"WE ARE BEGINNING the new year with a reform that requires Congress to live up to the laws it imposes on the American people."
With these words, President Clinton signed the Congressional Accountability Act last January. Effective next year, the act promises to end congressional exemptions from the multitude of statutes regulating private employment practices.Unfortunately, despite unreserved commitments from members of both political parties to subject Congress to private sector laws, some are working behind the scenes to carve out special exceptions before the act becomes effective.
The primary focus of these efforts is the 57-year-old law requiring minimum wages and overtime premiums for work hours in excess of 40 per week - the Fair Labor Standards Act - FLSA.
It is little wonder that the FLSA is triggering such concern. On the one hand, the FLSA regulates every aspect of wage and hour relationships in excruciating detail. On the other hand, the statute exempts "executive, administrative, and professional" employees, but it defines these categories through regulations that are so lengthy, convoluted and vague that employers - and even courts - cannot be certain of their exemption decisions.
Although the Congressional Accountability Act is supposed to force Congress to live with this same law, the budgetary impact of overtime premiums is prompting some members to look for an escape hatch. They may have found one in the Office of Compliance, a congressional agency created to satisfy some members' concerns about the implications of subjecting themselves to executive branch regulatory and enforcement authority.
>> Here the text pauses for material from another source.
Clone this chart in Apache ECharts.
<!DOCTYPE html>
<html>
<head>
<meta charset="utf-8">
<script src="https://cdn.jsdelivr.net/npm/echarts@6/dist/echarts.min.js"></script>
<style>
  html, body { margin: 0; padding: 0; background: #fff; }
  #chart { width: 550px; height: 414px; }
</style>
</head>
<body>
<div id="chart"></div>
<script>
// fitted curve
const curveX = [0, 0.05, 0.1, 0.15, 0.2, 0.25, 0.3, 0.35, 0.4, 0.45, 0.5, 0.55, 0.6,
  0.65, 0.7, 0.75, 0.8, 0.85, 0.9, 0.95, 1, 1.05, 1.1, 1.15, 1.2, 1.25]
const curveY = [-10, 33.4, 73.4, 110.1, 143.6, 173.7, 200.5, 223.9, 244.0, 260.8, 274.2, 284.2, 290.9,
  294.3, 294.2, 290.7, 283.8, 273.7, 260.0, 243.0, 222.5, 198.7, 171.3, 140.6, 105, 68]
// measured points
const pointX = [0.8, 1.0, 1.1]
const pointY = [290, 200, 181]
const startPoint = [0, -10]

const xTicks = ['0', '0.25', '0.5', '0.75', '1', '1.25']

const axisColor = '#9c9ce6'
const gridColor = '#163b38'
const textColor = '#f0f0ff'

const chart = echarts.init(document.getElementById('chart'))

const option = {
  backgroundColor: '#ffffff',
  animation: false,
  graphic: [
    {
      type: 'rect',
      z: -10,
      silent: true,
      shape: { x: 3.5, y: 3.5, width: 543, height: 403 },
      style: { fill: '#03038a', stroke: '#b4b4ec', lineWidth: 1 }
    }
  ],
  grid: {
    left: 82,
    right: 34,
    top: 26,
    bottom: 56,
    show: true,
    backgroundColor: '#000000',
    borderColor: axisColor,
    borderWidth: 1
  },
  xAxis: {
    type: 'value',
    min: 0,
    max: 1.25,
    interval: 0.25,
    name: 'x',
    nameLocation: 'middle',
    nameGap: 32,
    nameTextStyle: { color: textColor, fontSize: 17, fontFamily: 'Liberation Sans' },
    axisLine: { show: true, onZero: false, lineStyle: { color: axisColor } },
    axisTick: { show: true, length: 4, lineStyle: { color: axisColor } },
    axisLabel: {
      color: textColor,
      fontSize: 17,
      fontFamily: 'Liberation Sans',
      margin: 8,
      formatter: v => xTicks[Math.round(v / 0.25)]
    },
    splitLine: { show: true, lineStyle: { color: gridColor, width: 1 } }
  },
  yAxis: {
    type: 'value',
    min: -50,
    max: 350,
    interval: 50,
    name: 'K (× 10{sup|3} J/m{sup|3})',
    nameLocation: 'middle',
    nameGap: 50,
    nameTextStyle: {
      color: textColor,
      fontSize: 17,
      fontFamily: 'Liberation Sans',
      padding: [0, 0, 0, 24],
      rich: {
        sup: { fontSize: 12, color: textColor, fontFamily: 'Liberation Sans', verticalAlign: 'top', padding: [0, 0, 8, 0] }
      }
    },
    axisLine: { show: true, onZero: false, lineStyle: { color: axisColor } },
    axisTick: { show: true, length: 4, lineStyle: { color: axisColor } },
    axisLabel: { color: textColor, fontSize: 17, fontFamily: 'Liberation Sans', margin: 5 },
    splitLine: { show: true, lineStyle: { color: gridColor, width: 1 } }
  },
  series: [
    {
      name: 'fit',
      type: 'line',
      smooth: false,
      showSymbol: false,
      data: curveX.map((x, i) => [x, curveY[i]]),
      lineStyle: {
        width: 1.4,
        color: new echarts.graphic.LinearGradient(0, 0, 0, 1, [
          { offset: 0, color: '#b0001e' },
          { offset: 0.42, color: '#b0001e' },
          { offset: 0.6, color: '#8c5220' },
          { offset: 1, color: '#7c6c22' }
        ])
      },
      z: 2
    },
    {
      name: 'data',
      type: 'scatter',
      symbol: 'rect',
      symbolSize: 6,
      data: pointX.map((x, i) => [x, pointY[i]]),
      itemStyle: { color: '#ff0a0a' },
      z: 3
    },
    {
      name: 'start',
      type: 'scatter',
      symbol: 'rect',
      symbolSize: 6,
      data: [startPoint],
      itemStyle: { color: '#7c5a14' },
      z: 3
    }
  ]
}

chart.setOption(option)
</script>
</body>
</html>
Under the act, the Office of Compliance must issue regulations by next January specifying exactly how the FLSA's private sector requirements are to be implemented in the legislative branch. The office is empowered to deviate from private sector standards only "for good cause shown," and then only if an alternative "would be more effective for the implementation of the rights and pro-tec-tions" of the FLSA.
Yet some members are pressuring the office's independent five-member board of directors to soften the FLSA's impact by substantially weakening many of the statute's key provisions as applied to Congress.
These pleas are apparently having an effect. Last month, the Office of Compliance issued partial proposed regulations authorizing, among other things, compensatory time for congressional employees. Compensatory time - future time off in lieu of cash for overtime hours - is allowed on a voluntary basis in the government, but is generally forbidden in the private sector. Meanwhile, legislation allowing private business to grant voluntary compensatory time remains mired in committee.
Private businesses have lobbied for years seeking compensatory time and other meaningful reforms to the FLSA. Many would like to see broader reforms, including a simplified exemption systems separating those who need FLSA protections from those who do not, primarily based on income. The prospects for such legislation are substantially less favorable, however, if Congress is spared the burdens of private sector laws.
Contrary to what some members may think, Congress is not the only employer that faces schedule disruptions, recordkeeping burdens or demands to keep employment costs within budget.
If the law, as presently written, imposes too much of a burden on Congress, then it should be changed for all employers, public and private. It should not be maintained in its current state while Congress enjoys a special regulatory oasis created by the Office of Compliance.